La compensation écologique permet-elle vraiment de tendre vers l’absence de perte nette de biodiversité ?
Un article de Brian Padilla, Salomée Gelot, chercheurs à l'Unité Patrinat (MNHN, OFB, CNRS, IRD), Adrien Guette, de l'Université de Tours, et Jonathan Carruthers-Jones, de l'Université de Leeds.

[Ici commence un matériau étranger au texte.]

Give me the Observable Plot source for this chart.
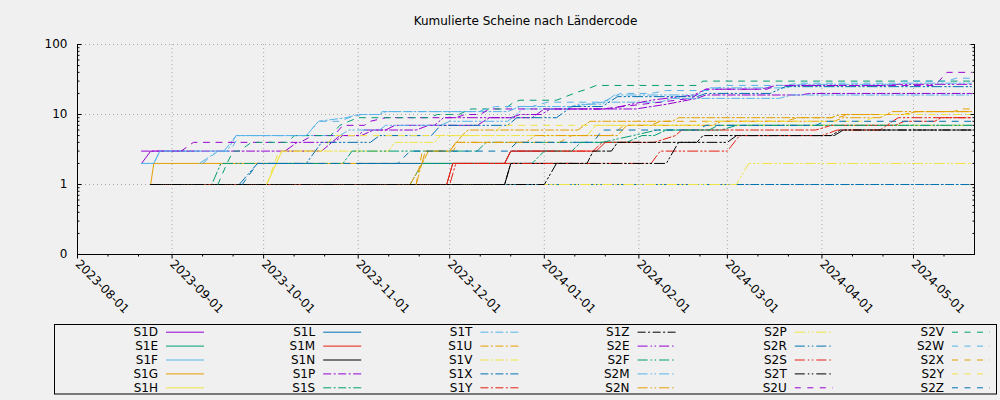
<!DOCTYPE html>
<html><head><meta charset="utf-8">
<script src="https://cdn.jsdelivr.net/npm/d3@7"></script>
<script src="https://cdn.jsdelivr.net/npm/@observablehq/plot@0.6"></script>
<style>
html,body{margin:0;padding:0;background:#f0f0f0;}
body{width:1000px;height:400px;overflow:hidden;position:relative;font-family:"DejaVu Sans",sans-serif;}
#title{position:absolute;left:77px;width:897px;top:14px;line-height:15px;font-size:12px;text-align:center;color:#000;}
#chart{position:absolute;left:0;top:30px;}
#legend{position:absolute;left:0;top:320px;}
</style></head><body>
<div id="title">Kumulierte Scheine nach Ländercode</div>
<div id="chart"></div>
<div id="legend"></div>
<script>
// ---- data ----
const seriesNames = ["S1D","S1E","S1F","S1G","S1H","S1L","S1M","S1N","S1P","S1S","S1T","S1U","S1V","S1X","S1Y","S1Z","S2E","S2F","S2M","S2N","S2P","S2R","S2S","S2T","S2U","S2V","S2W","S2X","S2Y","S2Z"];
const S1D = "2023-08-22:2 2023-08-25:3 2023-09-05:3";
const S1E = "2023-08-25:1 2023-09-16:1";
const S1F = "2023-08-22:2 2023-08-26:2 2023-08-28:3 2023-09-10:3";
const S1G = "2023-08-25:1 2023-08-26:2 2023-12-18:2";
const S1H = "2023-10-02:1 2023-10-07:3 2023-10-20:3";
const S1L = "2023-11-01:2 2023-12-19:2 2023-12-21:3 2024-01-05:3";
const S1M = "2023-08-25:1 2023-11-30:1 2023-12-02:2 2023-12-19:2 2023-12-21:3 2024-01-18:3 2024-01-21:4 2024-02-01:4";
const S1N = "2023-11-01:1 2023-12-19:1 2023-12-21:2 2024-01-10:2";
const S1P = "2023-08-22:3 2023-10-20:3 2023-10-26:5 2023-11-02:5 2023-11-06:6 2023-11-20:6 2023-11-24:7 2023-12-10:7 2023-12-14:9 2023-12-28:9 2024-01-01:12 2024-01-31:12 2024-02-10:14 2024-02-20:17 2024-02-23:19 2024-03-25:19 2024-03-28:20 2024-05-20:20";
const S1S = "2023-08-25:1 2023-11-18:1 2023-11-22:2 2023-12-28:2 2024-01-01:3 2024-01-10:3 2024-01-13:4 2024-01-28:4 2024-02-02:5 2024-02-06:5 2024-02-10:6 2024-02-28:6 2024-03-04:7 2024-05-20:7";
const S1T = "2023-08-22:2 2023-08-26:2 2023-08-28:3 2023-09-18:3 2023-09-22:5 2023-10-15:5 2023-10-19:8 2023-10-28:9 2023-11-01:10 2023-11-08:10 2023-11-10:11 2023-12-20:11 2023-12-24:13 2024-01-10:13 2024-01-20:15 2024-02-08:15 2024-02-12:17 2024-03-18:17 2024-03-22:19 2024-05-20:19";
const S1U = "2023-11-18:1 2023-11-22:2 2023-11-24:3 2023-12-01:3 2023-12-05:5 2023-12-07:6 2024-01-12:6 2024-01-16:8 2024-02-12:8 2024-02-14:9 2024-04-04:9 2024-04-07:10 2024-04-28:10 2024-05-02:11 2024-05-20:11";
const S1V = "2023-08-25:1 2023-10-02:1 2023-10-07:3 2023-11-11:3 2023-11-13:4 2023-11-26:4 2023-11-28:5 2024-01-15:5 2024-01-18:7 2024-05-20:7";
const S1X = "2023-08-25:1 2024-05-20:1";
const S1Y = "2023-08-25:1 2023-11-30:1 2023-12-02:2 2023-12-19:2 2023-12-21:3 2024-01-17:3 2024-01-20:4 2024-02-06:4 2024-02-13:5 2024-02-15:6 2024-03-30:6 2024-04-04:7 2024-04-25:7 2024-04-28:8 2024-05-08:8 2024-05-10:9 2024-05-20:9";
const S1Z = "2023-08-25:1 2023-12-19:1 2023-12-21:2 2024-01-15:2 2024-01-17:3 2024-01-23:3 2024-01-25:4 2024-02-20:4 2024-02-22:5 2024-04-04:5 2024-04-07:6 2024-05-20:6";
const S2E = "2023-10-08:3 2023-10-12:4 2023-10-24:4 2023-10-27:5 2023-11-01:5 2023-11-03:6 2023-11-10:6 2023-11-13:7 2023-11-26:7 2023-11-29:9 2023-12-21:9 2023-12-24:10 2023-12-31:10 2024-01-03:12 2024-01-22:12 2024-02-05:16 2024-02-19:19 2024-02-23:23 2024-03-12:23 2024-03-17:26 2024-04-22:26 2024-04-26:27 2024-05-20:27";
const S2F = "2023-08-25:1 2023-09-14:1 2023-09-17:2 2023-10-27:2 2023-10-30:3 2023-12-10:3 2023-12-13:4 2024-01-20:4 2024-01-30:5 2024-02-07:6 2024-02-24:6 2024-02-27:7 2024-05-20:7";
const S2M = "2023-09-10:2 2023-09-16:3 2023-09-19:3 2023-09-22:5 2023-10-26:5 2023-10-29:6 2023-11-08:6 2023-11-10:7 2023-11-28:7 2023-12-01:8 2023-12-20:8 2023-12-25:12 2024-01-08:12 2024-01-12:14 2024-01-20:14 2024-01-24:19 2024-02-20:19 2024-02-24:24 2024-03-20:24 2024-03-25:27 2024-04-25:27 2024-04-28:28 2024-05-20:28";
const S2N = "2023-11-20:1 2023-11-23:3 2023-12-01:3 2023-12-03:4 2023-12-26:4 2023-12-29:5 2024-01-25:5 2024-01-28:7 2024-02-25:7 2024-02-28:8 2024-04-05:8 2024-04-08:9 2024-04-20:9 2024-04-24:11 2024-05-20:11";
const S2P = "2023-08-25:1 2024-03-04:1 2024-03-08:2 2024-05-20:2";
const S2R = "2023-09-23:1 2023-09-29:2 2023-10-15:2 2023-10-20:4 2023-11-05:4 2023-11-08:5 2023-11-25:5 2023-11-28:7 2023-12-20:7 2023-12-23:9 2024-01-05:9 2024-01-10:13 2024-01-20:13 2024-01-25:18 2024-02-20:18 2024-02-23:20 2024-03-15:20 2024-03-20:25 2024-05-20:25";
const S2S = "2023-08-25:1 2023-12-01:1 2023-12-03:2 2024-02-05:2 2024-02-08:3 2024-03-01:3 2024-03-05:5 2024-04-01:5 2024-04-06:6 2024-04-20:6 2024-04-26:9 2024-05-20:9";
const S2T = "2023-08-25:1 2024-01-01:1 2024-01-05:2 2024-02-10:2 2024-02-14:4 2024-03-01:4 2024-03-04:5 2024-04-05:5 2024-04-08:6 2024-05-20:6";
const S2U = "2023-09-04:3 2023-09-08:4 2023-10-13:4 2023-10-17:5 2023-10-24:5 2023-10-27:7 2023-11-03:7 2023-11-05:8 2023-11-10:9 2023-12-03:9 2023-12-06:10 2023-12-11:10 2023-12-14:12 2024-01-20:12 2024-02-08:15 2024-02-18:17 2024-02-23:23 2024-03-14:23 2024-03-17:26 2024-05-08:26 2024-05-12:40 2024-05-20:40";
const S2V = "2023-09-16:1 2023-09-19:2 2023-09-21:3 2023-09-23:3 2023-09-27:4 2023-10-09:4 2023-10-11:5 2023-10-23:5 2023-10-26:7 2023-10-29:8 2023-11-01:9 2023-11-24:9 2023-11-27:10 2023-12-04:10 2023-12-06:11 2023-12-08:12 2023-12-19:12 2023-12-22:15 2023-12-24:16 2024-01-05:16 2024-01-08:18 2024-01-12:21 2024-01-15:23 2024-01-18:26 2024-02-20:26 2024-02-22:30 2024-05-20:30";
const S2W = "2023-09-11:2 2023-09-16:3 2023-09-20:3 2023-09-23:5 2023-10-15:5 2023-10-19:8 2023-10-26:8 2023-10-29:9 2023-11-02:10 2023-11-07:10 2023-11-09:11 2023-12-10:11 2023-12-16:13 2023-12-28:13 2024-01-02:15 2024-01-20:15 2024-01-26:20 2024-02-05:20 2024-02-10:22 2024-02-24:22 2024-03-01:26 2024-03-20:26 2024-03-24:28 2024-04-25:28 2024-04-28:30 2024-05-12:30 2024-05-15:33 2024-05-20:33";
const S2X = "2023-11-20:1 2023-11-22:3 2023-12-02:3 2023-12-04:4 2024-01-06:4 2024-01-10:5 2024-01-23:5 2024-01-27:7 2024-02-05:7 2024-02-08:8 2024-03-20:8 2024-03-24:9 2024-04-06:9 2024-04-10:10 2024-04-28:10 2024-05-02:11 2024-05-14:11 2024-05-17:12 2024-05-20:12";
const S2Y = "2023-10-02:1 2023-10-06:3 2023-10-20:3 2023-10-24:5 2023-12-15:5 2023-12-18:7 2024-02-20:7 2024-02-24:8 2024-04-15:8 2024-04-20:10 2024-05-20:10";
const S2Z = "2023-09-24:1 2023-09-29:2 2023-11-14:2 2023-11-18:3 2023-12-20:3 2023-12-23:4 2024-01-17:4 2024-01-20:6 2024-02-20:6 2024-02-23:7 2024-03-30:7 2024-04-02:8 2024-05-20:8";
const seriesStrings = [S1D,S1E,S1F,S1G,S1H,S1L,S1M,S1N,S1P,S1S,S1T,S1U,S1V,S1X,S1Y,S1Z,S2E,S2F,S2M,S2N,S2P,S2R,S2S,S2T,S2U,S2V,S2W,S2X,S2Y,S2Z];

const xTicks = ["2023-08-01","2023-09-01","2023-10-01","2023-11-01","2023-12-01","2024-01-01","2024-02-01","2024-03-01","2024-04-01","2024-05-01"];
const xDomain = ["2023-08-01","2024-05-21"];
const yTickValues = [0, 1, 10, 100];
const yTickLabels = ["0", "1", "10", "100"];
const yMinorFactors = [2,3,4,5,6,7,8,9];

// ---- styles ----
const palette = ["#9400d3","#009e73","#56b4e9","#e69f00","#f0e442","#0072b2","#e51e10","#000000"];
const dashGroups = [undefined, "8,2.5,2,2.5", "10,3,1.5,2.5,1.5,3", "6,6.5"];

// ---- helpers ----
const symT = v => v <= 1 ? v : 1 + Math.log10(v);
const parseSeries = s => s.trim().split(/\s+/).map(p => { const [d, v] = p.split(":"); return {date: new Date(d), value: +v}; });
const series = seriesNames.map((name, i) => ({name, points: parseSeries(seriesStrings[i]), color: palette[i % 8], dash: dashGroups[Math.floor(i / 8)]}));

const xTickDates = xTicks.map(d => new Date(d));
const xMinorDates = xTickDates.flatMap(d => [d3.utcDay.offset(d, 10), d3.utcDay.offset(d, 20)]).filter(d => d < new Date(xDomain[1]));
const yTickPos = yTickValues.map(symT);
const yMinorPos = [0, 1, 2].flatMap(n => yMinorFactors.map(k => n + Math.log10(k)));
const labelOf = t => yTickLabels[yTickPos.findIndex(p => Math.abs(p - t) < 1e-9)];

const gridStyle = {stroke: "#a8a8a8", strokeOpacity: 1, strokeDasharray: "1,3", strokeWidth: 1};

const chart = Plot.plot({
  width: 1000,
  height: 290,
  marginTop: 14,
  marginBottom: 66,
  marginLeft: 77,
  marginRight: 26,
  style: {background: "transparent", fontFamily: "DejaVu Sans, sans-serif", fontSize: "12px", color: "#000", overflow: "visible"},
  x: {type: "utc", domain: xDomain.map(d => new Date(d))},
  y: {type: "linear", domain: [0, 3]},
  marks: [
    Plot.gridX(xTickDates, gridStyle),
    Plot.gridY(yTickPos.slice(1), gridStyle),
    ...series.map(s => Plot.line(s.points, {x: "date", y: d => symT(d.value), stroke: s.color, strokeWidth: 1, strokeDasharray: s.dash})),
    Plot.ruleX([new Date(xDomain[0]), new Date(xDomain[1])], {stroke: "#000", strokeWidth: 1}),
    Plot.ruleY([0], {stroke: "#000", strokeWidth: 1}),
    Plot.axisY(yTickPos, {anchor: "left", tickSize: 0, tickPadding: 10, tickFormat: labelOf, label: null, fill: "#000"}),
    Plot.axisY(yTickPos, {anchor: "left", tickSize: -4.5, tickFormat: () => "", label: null}),
    Plot.axisY(yMinorPos, {anchor: "left", tickSize: -2.5, tickFormat: () => "", label: null}),
    Plot.axisY(yTickPos, {anchor: "right", tickSize: -4.5, tickFormat: () => "", label: null}),
    Plot.axisY(yMinorPos, {anchor: "right", tickSize: -2.5, tickFormat: () => "", label: null}),
    Plot.axisX(xTickDates, {anchor: "bottom", tickSize: 4.5, tickPadding: 3, tickRotate: 45, textAnchor: "start", tickFormat: d3.utcFormat("%Y-%m-%d"), label: null, fill: "#000"}),
    Plot.axisX(xMinorDates, {anchor: "bottom", tickSize: 2.5, tickFormat: () => "", label: null})
  ]
});
document.getElementById("chart").appendChild(chart);

// ---- legend ----
const lg = d3.select("#legend").append("svg").attr("width", 1000).attr("height", 80)
  .style("font-family", "DejaVu Sans, sans-serif").style("font-size", "12px");
lg.append("rect").attr("x", 54.5).attr("y", 4.5).attr("width", 942).attr("height", 69.5)
  .attr("fill", "none").attr("stroke", "#000").attr("stroke-width", 1);
series.forEach((s, i) => {
  const c = Math.floor(i / 5), r = i % 5;
  const xr = 158 + 157.2 * c, y = 11.7 + 13.9 * r;
  lg.append("text").attr("x", xr).attr("y", y).attr("dy", "0.36em").attr("text-anchor", "end").attr("fill", "#000").text(s.name);
  lg.append("line").attr("x1", xr + 8).attr("x2", xr + 46).attr("y1", y + 0.5).attr("y2", y + 0.5)
    .attr("stroke", s.color).attr("stroke-width", 1).attr("stroke-dasharray", s.dash || null);
});
</script>
</body></html>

Publication de la revue Cybergeo du 15 février 2024, à retrouver en libre accès ici.
Résumé
Depuis 2016, le droit français poursuit un objectif de non perte nette de biodiversité en imposant aux projets ayant des incidences sur la biodiversité d’éviter, de réduire, puis de compenser ces incidences. Les mesures compensatoires doivent générer des gains écologiques suffisants, ce qui suppose qu’elles soient réalisées sur des sites en mauvais état écologique. Cet article analyse le contexte écologique dans lequel ont été réalisées 1 153 mesures compensatoires, entre 2017 et 2021, sur le territoire hexagonal français. En utilisant des données de la « naturalité potentielle de France métropolitaine », nous comparons d’une part les scores d’intégrité biophysique des sites choisis et d’autre part les scores de qualité écologique incluant un indice de connectivité du paysage autour des sites, par rapport aux scores nationaux. Nos résultats montrent que 64 % de la surface des sites de compensation se situe sur des espaces où le score d’intégrité biophysique est supérieur à la médiane française, et que 40 % se situe sur des espaces où il est supérieur au dernier quartile. En revanche, la majorité des sites de compensation se trouve dans des paysages présentant une qualité écologique inférieure à celle du territoire hexagonal. Ces résultats suggèrent que la stratégie de localisation des mesures compensatoires ne vise pas prioritairement à générer un gain écologique important, mais répond à d’autres contraintes économiques et foncières. Cela questionne l’efficacité de la compensation à tendre vers l’absence de perte nette de biodiversité.